Would it be possible to make the images a larger file so people can see the difference more clearly?
The Spyder Elite and Pro use the same sensor. The differences are in the software only. The Spyder Express doesn't have the ambient light sensor and the software is more limited. The actual sensor hardware is the same on all three probes.
-Christian
Signal input is something we'll cover in future calibration articles. In a nutshell - VGA, being analog, will vary from display to display. Some will roll off the highest resolutions, some will render levels or colors incorrectly. There is no rule that applies to all screens. HDMI and DVI should, in theory, be the same. If you send the same signal through both inputs on the same display, the measurements should be identical. And in practice, they almost always are. In fact, we've never seen a case where there was a difference in color accuracy.
-Christian
It's very difficult to show actual calibration results in a photo. Your monitor would have to be calibrated first off. Even then, the difference to your eye would be quite subtle. You can see by our out-of-box measurements that most monitors are pretty close already. The main thing is to know which presets to use; which is information we always provide. We'll experiment and see if we can put some usable photos in future reviews.
-Christian
Except that I'm too cheap to drop $250 for a slightly better picture. That, to me, still seems like a lot of money unless I'm replacing my transmission.

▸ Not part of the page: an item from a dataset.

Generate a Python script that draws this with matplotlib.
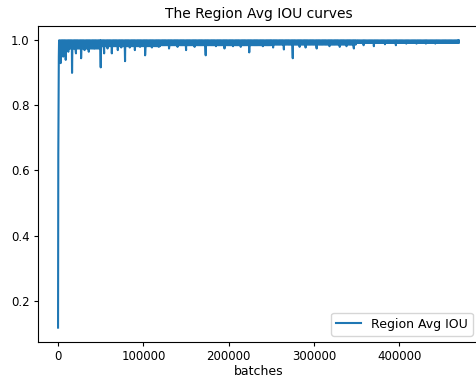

1. Take a picture of a bright, multi-colored object. (preferably with prominent primaries, e.g. reds, greens, blues, and yellows.)
2. Place object next to monitor.
3. Bring up picture you just took of said object.
4. Adjust display until result closely matches real life.
For best results, lighting is key. When indoors, always try to use light bulbs with a color temperature of exactly 5500K. These are generally called "daylight" or "full spectrum" bulbs and are the sweet spot for maximum color reproduction.
Bulbs like these are best: http://www.amazon.com/27W-Photo-Light-Bulb-5500K/dp/B0015DIOXQ/
Sadly, most bulbs sold nowadays are either 2700K (way too yellow / warm) or 6500K (too blue / cool). Remember, 5500K is the sweet spot for color accuracy.